- _Exercise_: Copy out all lines carrying the word "this".

☆ ☆ ☆

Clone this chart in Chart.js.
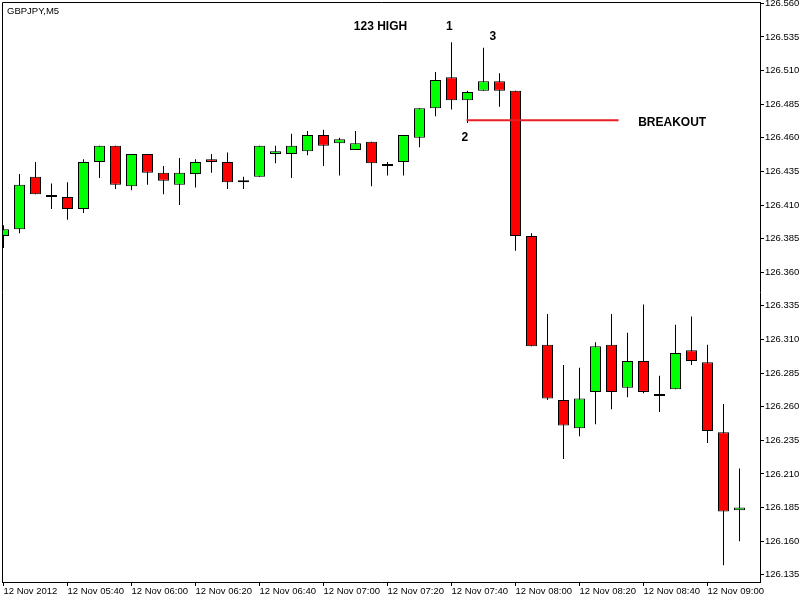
<!DOCTYPE html>
<html>
<head>
<meta charset="utf-8">
<script src="https://cdn.jsdelivr.net/npm/chart.js@4/dist/chart.umd.min.js"></script>
<style>
  html, body { margin: 0; padding: 0; background: #fff; }
  #wrap { width: 803px; height: 600px; }
</style>
</head>
<body>
<div id="wrap"><canvas id="chart" width="803" height="600"></canvas></div>
<script>
// GBPJPY M5, 12 Nov 2012 05:20 .. 09:10
const times = ["05:20","05:25","05:30","05:35","05:40","05:45","05:50","05:55",
  "06:00","06:05","06:10","06:15","06:20","06:25","06:30","06:35",
  "06:40","06:45","06:50","06:55","07:00","07:05","07:10","07:15",
  "07:20","07:25","07:30","07:35","07:40","07:45","07:50","07:55",
  "08:00","08:05","08:10","08:15","08:20","08:25","08:30","08:35",
  "08:40","08:45","08:50","08:55","09:00","09:05","09:10"];

const open = [126.387,126.392,126.431,126.416,126.416,126.407,126.442,126.454,
  126.424,126.448,126.434,126.425,126.433,126.444,126.442,126.427,
  126.431,126.448,126.448,126.450,126.462,126.456,126.451,126.457,
  126.439,126.442,126.460,126.482,126.505,126.488,126.495,126.502,
  126.495,126.387,126.306,126.265,126.244,126.271,126.306,126.274,
  126.294,126.268,126.273,126.302,126.293,126.241,126.183];
const high = [126.395,126.433,126.442,126.426,126.427,126.444,126.454,126.454,
  126.448,126.448,126.439,126.445,126.444,126.448,126.449,126.431,
  126.454,126.454,126.463,126.465,126.466,126.460,126.465,126.457,
  126.442,126.462,126.482,126.509,126.531,126.495,126.527,126.508,
  126.495,126.389,126.329,126.291,126.289,126.308,126.329,126.315,
  126.336,126.283,126.321,126.327,126.306,126.262,126.214];
const low = [126.378,126.389,126.418,126.407,126.399,126.404,126.430,126.422,
  126.421,126.425,126.418,126.410,126.423,126.434,126.422,126.422,
  126.431,126.441,126.430,126.447,126.439,126.432,126.451,126.424,
  126.432,126.432,126.453,126.476,126.481,126.471,126.495,126.483,
  126.376,126.305,126.265,126.221,126.238,126.247,126.258,126.267,
  126.270,126.256,126.273,126.291,126.233,126.142,126.160];
const close = [126.392,126.425,126.418,126.416,126.407,126.442,126.454,126.425,
  126.448,126.434,126.428,126.434,126.442,126.442,126.427,126.427,
  126.454,126.450,126.454,126.462,126.454,126.459,126.456,126.441,
  126.439,126.462,126.482,126.503,126.488,126.494,126.502,126.495,
  126.387,126.305,126.266,126.246,126.266,126.305,126.271,126.294,
  126.271,126.268,126.300,126.294,126.242,126.182,126.185];

// axis ticks
const xTickIndex = [0, 4, 8, 12, 16, 20, 24, 28, 32, 36, 40, 44];
const xTickLabels = ["12 Nov 2012","12 Nov 05:40","12 Nov 06:00","12 Nov 06:20",
  "12 Nov 06:40","12 Nov 07:00","12 Nov 07:20","12 Nov 07:40","12 Nov 08:00",
  "12 Nov 08:20","12 Nov 08:40","12 Nov 09:00"];
const yTicks = [126.135,126.160,126.185,126.210,126.235,126.260,126.285,126.310,
  126.335,126.360,126.385,126.410,126.435,126.460,126.485,126.510,126.535,126.560];

// annotations (bar index, price)
const breakoutLevel = 126.473;
const breakoutFrom = 28.94;
const breakoutTo = 38.44;
const noteText = ["123 HIGH", "1", "3", "2", "BREAKOUT"];
const noteX = [23.56, 27.86, 30.58, 28.83, 41.79];
const notePrice = [126.543, 126.543, 126.535, 126.460, 126.471];

const bodyColors = open.map((o, i) =>
  close[i] > o ? "#00ff00" : close[i] < o ? "#ff0000" : "#000000");

const overlay = {
  id: "overlay",
  afterDraw(chart) {
    const { ctx, chartArea: a, scales } = chart;
    ctx.save();
    // frame on left and top
    ctx.strokeStyle = "#000";
    ctx.lineWidth = 1;
    ctx.beginPath();
    ctx.moveTo(a.left + 0.5, a.bottom);
    ctx.lineTo(a.left + 0.5, a.top + 0.5);
    ctx.lineTo(a.right, a.top + 0.5);
    ctx.stroke();

    ctx.fillStyle = "#000";
    ctx.font = "9.5px 'Liberation Sans', Arial, sans-serif";
    ctx.textAlign = "left";
    ctx.textBaseline = "middle";
    ctx.fillText("GBPJPY,M5", a.left + 5, a.top + 9);

    ctx.font = "bold 12px 'Liberation Sans', Arial, sans-serif";
    ctx.textAlign = "center";
    noteText.forEach((t, i) => {
      ctx.fillText(t, scales.x.getPixelForValue(noteX[i]),
        scales.y.getPixelForValue(notePrice[i]));
    });
    ctx.restore();
  },
};

const ctx = document.getElementById("chart").getContext("2d");
new Chart(ctx, {
  type: "bar",
  data: {
    datasets: [
      {
        label: "body",
        data: times.map((t, i) => ({ x: i, y: [open[i], close[i]] })),
        backgroundColor: bodyColors,
        borderColor: "#000",
        borderWidth: 1,
        borderSkipped: false,
        inflateAmount: 0,
        barThickness: 11,
        minBarLength: 2,
        grouped: false,
        order: 0,
      },
      {
        label: "wick",
        data: times.map((t, i) => ({ x: i, y: [low[i], high[i]] })),
        backgroundColor: "#000",
        borderWidth: 0,
        inflateAmount: 0,
        barThickness: 1,
        grouped: false,
        order: 1,
      },
      {
        type: "line",
        label: "breakout",
        data: [
          { x: breakoutFrom, y: breakoutLevel },
          { x: breakoutTo, y: breakoutLevel },
        ],
        borderColor: "rgb(230,32,38)",
        borderWidth: 2,
        pointRadius: 0,
        order: -1,
      },
    ],
  },
  options: {
    responsive: false,
    animation: false,
    events: [],
    layout: { padding: { top: 2, left: 2, right: 0, bottom: 0 } },
    plugins: { legend: { display: false }, tooltip: { enabled: false } },
    scales: {
      x: {
        type: "linear",
        position: "bottom",
        min: -0.09375,
        max: 47.28125,
        offset: false,
        afterBuildTicks: (s) => { s.ticks = xTickIndex.map((v) => ({ value: v })); },
        afterFit: (s) => { s.height = 18; s.paddingLeft = 0; s.paddingRight = 0; },
        border: { display: true, color: "#000", width: 1 },
        grid: { display: true, drawOnChartArea: false, drawTicks: true, tickLength: 4, color: "#000", offset: false },
        ticks: {
          autoSkip: false,
          maxRotation: 0,
          align: "start",
          padding: 0,
          color: "#000",
          font: { family: "'Liberation Sans', Arial, sans-serif", size: 9.5 },
          callback: (v, i) => xTickLabels[i],
        },
      },
      y: {
        type: "linear",
        position: "right",
        min: 126.1296,
        max: 126.561,
        afterBuildTicks: (s) => { s.ticks = yTicks.map((v) => ({ value: v })); },
        afterFit: (s) => { s.width = 43; s.paddingTop = 0; s.paddingBottom = 0; },
        border: { display: true, color: "#000", width: 1 },
        grid: { display: true, drawOnChartArea: false, drawTicks: true, tickLength: 4, color: "#000" },
        ticks: {
          padding: 1,
          color: "#000",
          font: { family: "'Liberation Sans', Arial, sans-serif", size: 9.5 },
          callback: (v) => Number(v).toFixed(3),
        },
      },
    },
  },
  plugins: [overlay],
});
</script>
</body>
</html>
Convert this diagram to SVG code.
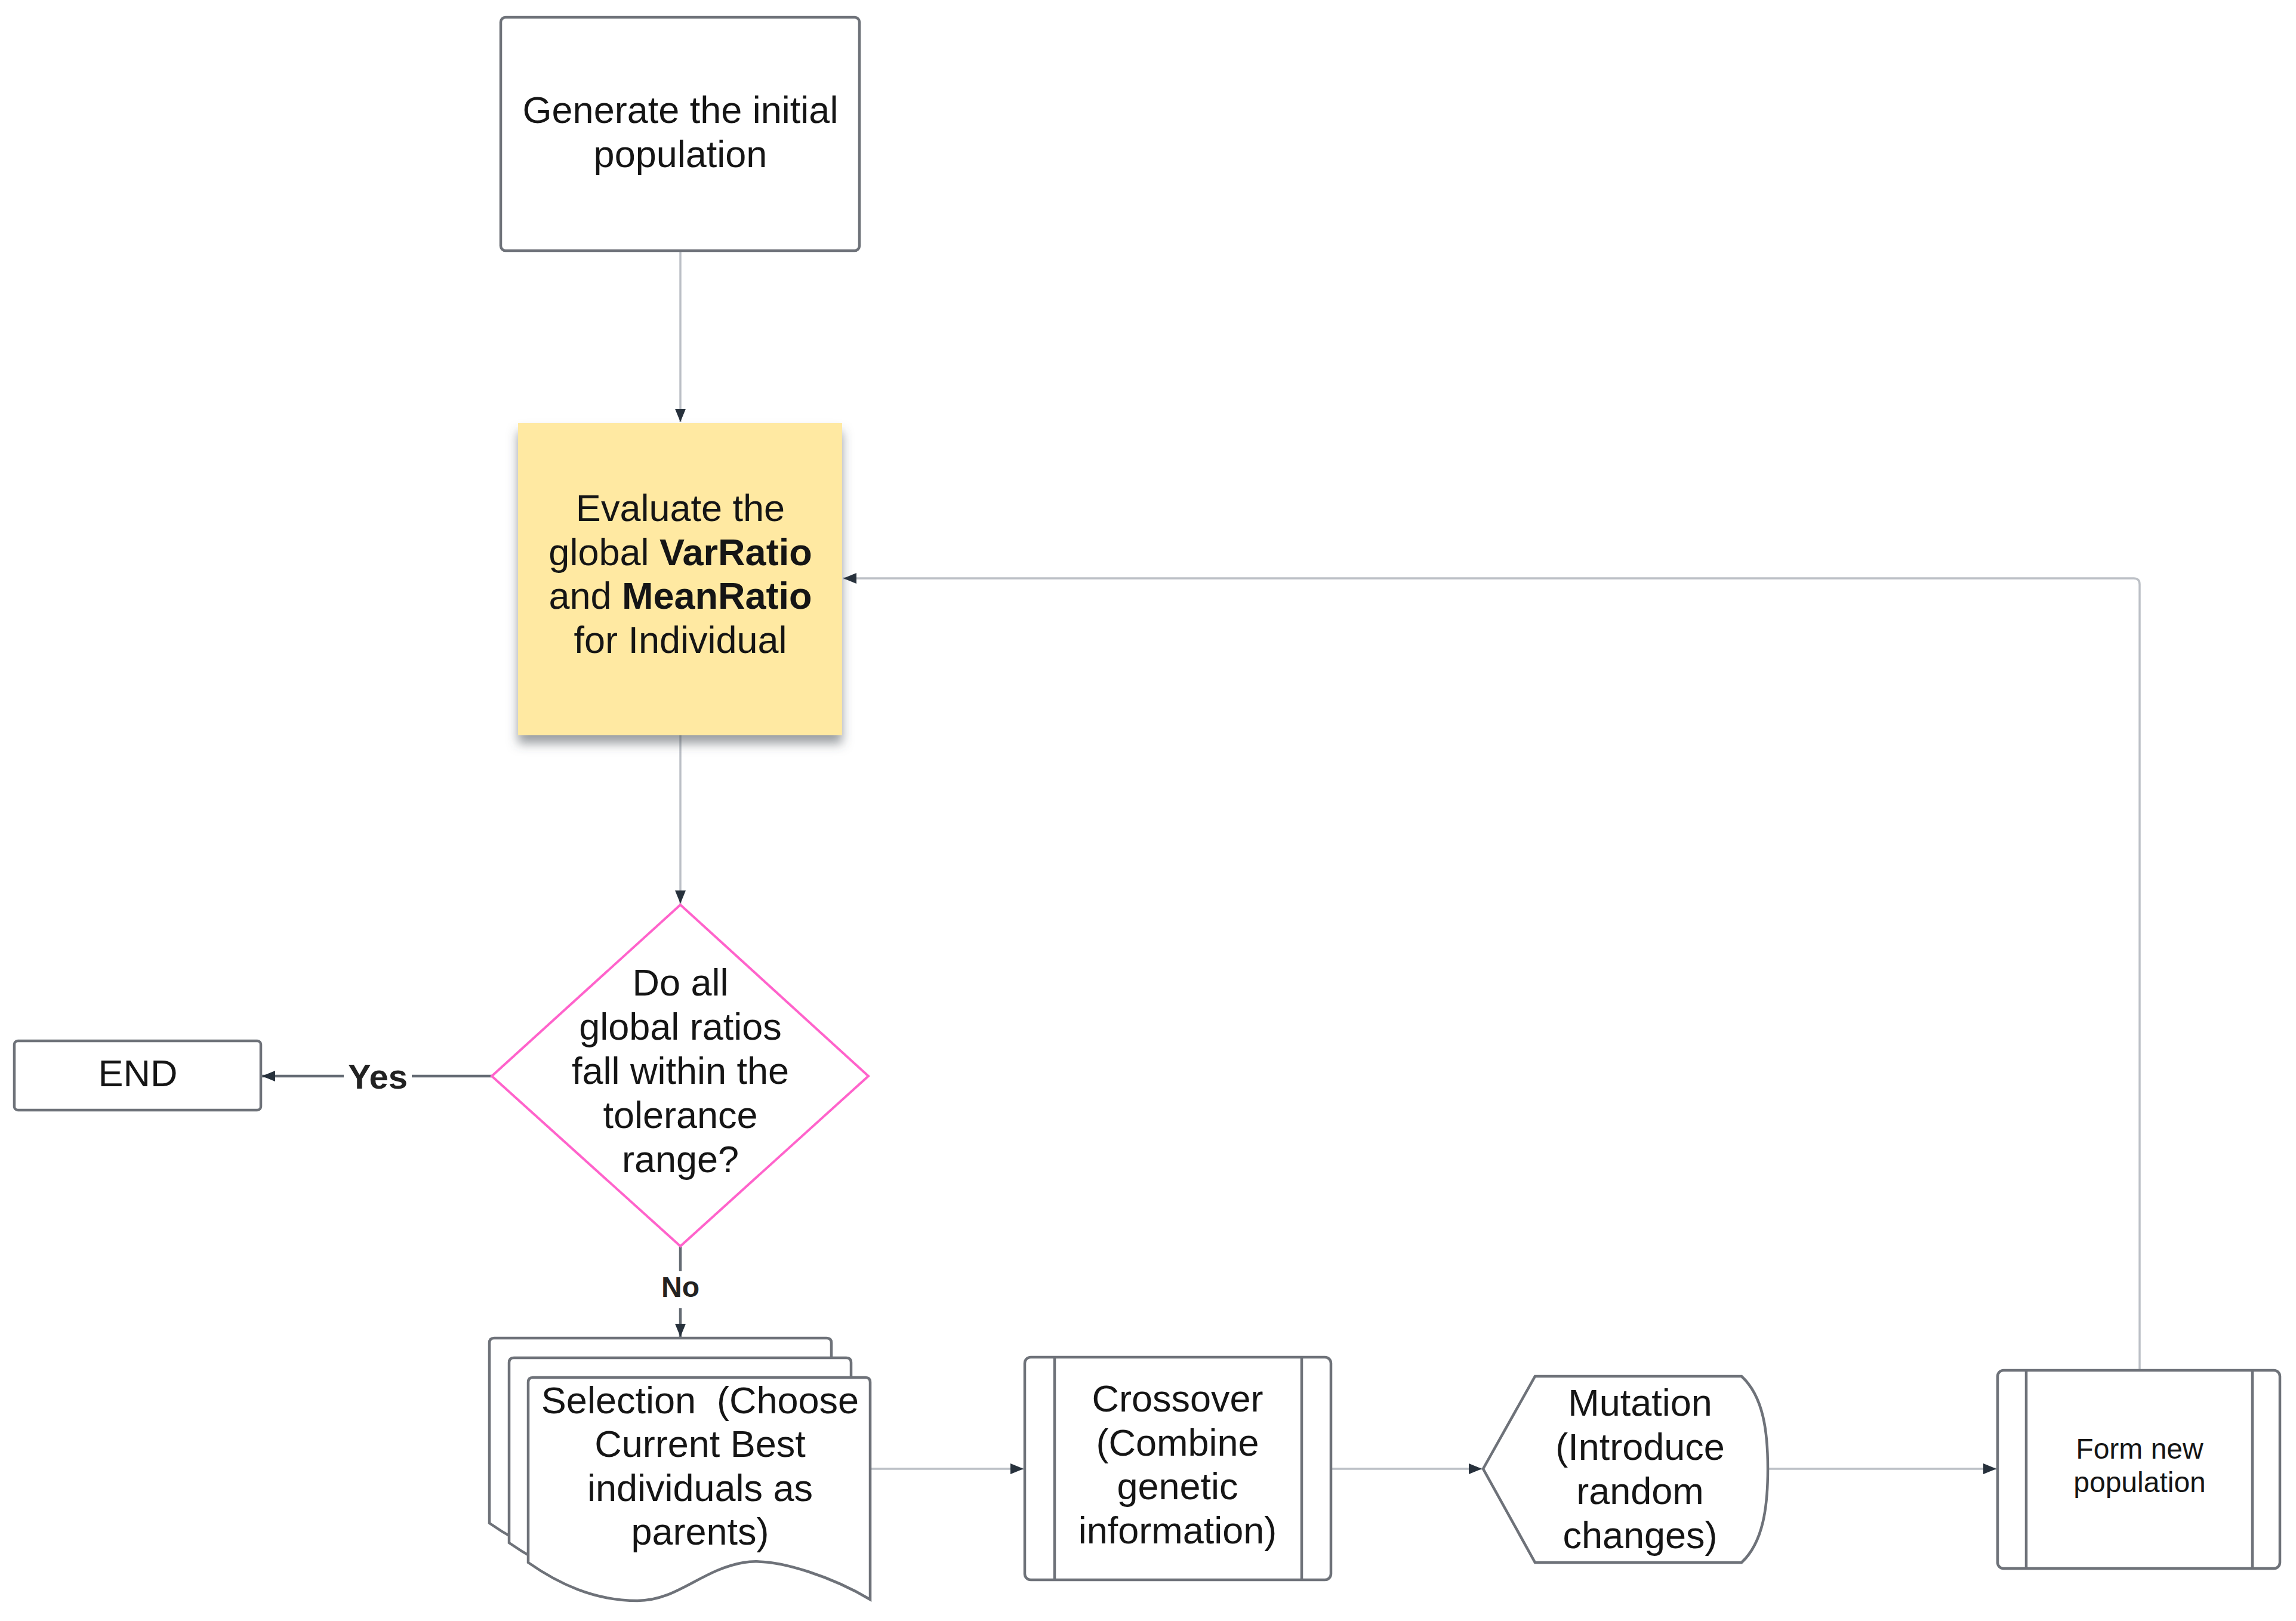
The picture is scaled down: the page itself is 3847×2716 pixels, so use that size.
<svg xmlns="http://www.w3.org/2000/svg" xmlns:xlink="http://www.w3.org/1999/xlink" width="3847" height="2716" viewBox="0 0 3847 2716">
<style>
.node{fill:#ffffff;stroke:#6e7279;stroke-width:4.5}
.t{font-family:"Liberation Sans",Arial,sans-serif;font-size:63px;fill:#151515;text-anchor:middle}
.ts{font-size:48px}
.lbl{font-family:"Liberation Sans",Arial,sans-serif;font-weight:bold;fill:#222;text-anchor:middle}
.conn{fill:none;stroke:#bcc0c6;stroke-width:3.5}
.connd{fill:none;stroke:#646b73;stroke-width:4.5}
.b{font-weight:bold}
</style>
<defs>
<marker id="ah" markerUnits="userSpaceOnUse" viewBox="0 0 22 18" markerWidth="22" markerHeight="18" refX="22" refY="9" orient="auto">
<path d="M0,0 L22,9 L0,18 Z" fill="#27313c"/>
</marker>
<filter id="sh" x="-10%" y="-10%" width="120%" height="130%">
<feDropShadow dx="0" dy="14" stdDeviation="9" flood-color="#4a4f57" flood-opacity="0.55"/>
</filter>
<path id="doc" d="M0,8 Q0,0 8,0 L565,0 Q573,0 573,8 L573,372 C520,340 420,300 361,310 C290,322 250,374 183,374 C110,374 50,345 0,310 Z"/>
</defs>

<g id="connectors">
<path class="conn" d="M1140,420 L1140,707" marker-end="url(#ah)"/>
<path class="conn" d="M1140,1232 L1140,1514" marker-end="url(#ah)"/>
<path class="connd" d="M824,1803 L690,1803"/>
<path class="connd" d="M576,1803 L439,1803" marker-end="url(#ah)"/>
<path class="connd" d="M1140,2088 L1140,2130"/>
<path class="connd" d="M1140,2192 L1140,2240" marker-end="url(#ah)"/>
<path class="conn" d="M1458,2461 L1715,2461" marker-end="url(#ah)"/>
<path class="conn" d="M2230,2461 L2483,2461" marker-end="url(#ah)"/>
<path class="conn" d="M2962,2461 L3345,2461" marker-end="url(#ah)"/>
<path class="conn" d="M3585,2296 L3585,979 Q3585,969 3575,969 L1413,969" marker-end="url(#ah)"/>
<text class="lbl" x="633" y="1824" font-size="58">Yes</text>
<text class="lbl" x="1140" y="2173" font-size="48">No</text>
</g>

<g id="start">
<rect class="node" x="839" y="29" width="601" height="391" rx="8"/>
<text class="t" x="1140" y="206">Generate the initial</text>
<text class="t" x="1140" y="280">population</text>
</g>

<g id="evaluate">
<rect x="868" y="709" width="543" height="523" fill="#ffe9a2" filter="url(#sh)"/>
<text class="t" x="1140" y="873">Evaluate the</text>
<text class="t" x="1140" y="947">global <tspan class="b">VarRatio</tspan></text>
<text class="t" x="1140" y="1020">and <tspan class="b">MeanRatio</tspan></text>
<text class="t" x="1140" y="1094">for Individual</text>
</g>

<g id="decision">
<path d="M1140,1516 L1455,1803 L1140,2088 L824,1803 Z" fill="#ffffff" stroke="#ff63cb" stroke-width="4"/>
<text class="t" x="1140" y="1668">Do all</text>
<text class="t" x="1140" y="1742">global ratios</text>
<text class="t" x="1140" y="1816">fall within the</text>
<text class="t" x="1140" y="1890">tolerance</text>
<text class="t" x="1140" y="1964">range?</text>
</g>

<g id="end">
<rect class="node" x="24" y="1744" width="413" height="116" rx="6"/>
<text class="t" x="231" y="1820">END</text>
</g>

<g id="selection">
<use xlink:href="#doc" href="#doc" class="node" x="820" y="2242"/>
<use xlink:href="#doc" href="#doc" class="node" x="853" y="2275"/>
<use xlink:href="#doc" href="#doc" class="node" x="885" y="2308"/>
<text class="t" x="1173" y="2368" xml:space="preserve">Selection  (Choose</text>
<text class="t" x="1173" y="2441">Current Best</text>
<text class="t" x="1173" y="2515">individuals as</text>
<text class="t" x="1173" y="2588">parents)</text>
</g>

<g id="crossover">
<rect class="node" x="1717" y="2274" width="513" height="373" rx="10"/>
<line class="node" x1="1767" y1="2274" x2="1767" y2="2647"/>
<line class="node" x1="2181" y1="2274" x2="2181" y2="2647"/>
<text class="t" x="1973" y="2365">Crossover</text>
<text class="t" x="1973" y="2439">(Combine</text>
<text class="t" x="1973" y="2512">genetic</text>
<text class="t" x="1973" y="2586">information)</text>
</g>

<g id="mutation">
<path class="node" d="M2485,2461 L2572,2306 L2918,2306 C2955,2340 2962,2400 2962,2461 C2962,2522 2955,2584 2918,2618 L2572,2618 Z"/>
<text class="t" x="2748" y="2372">Mutation</text>
<text class="t" x="2748" y="2446">(Introduce</text>
<text class="t" x="2748" y="2520">random</text>
<text class="t" x="2748" y="2594">changes)</text>
</g>

<g id="form-new-population">
<rect class="node" x="3347" y="2296" width="473" height="332" rx="10"/>
<line class="node" x1="3395" y1="2296" x2="3395" y2="2628"/>
<line class="node" x1="3774" y1="2296" x2="3774" y2="2628"/>
<text class="t ts" x="3585" y="2444">Form new</text>
<text class="t ts" x="3585" y="2500">population</text>
</g>
</svg>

☆ ☆ ☆

- _The solution_:
Clone this chart in Chart.js.
Convert this diagram to SVG code.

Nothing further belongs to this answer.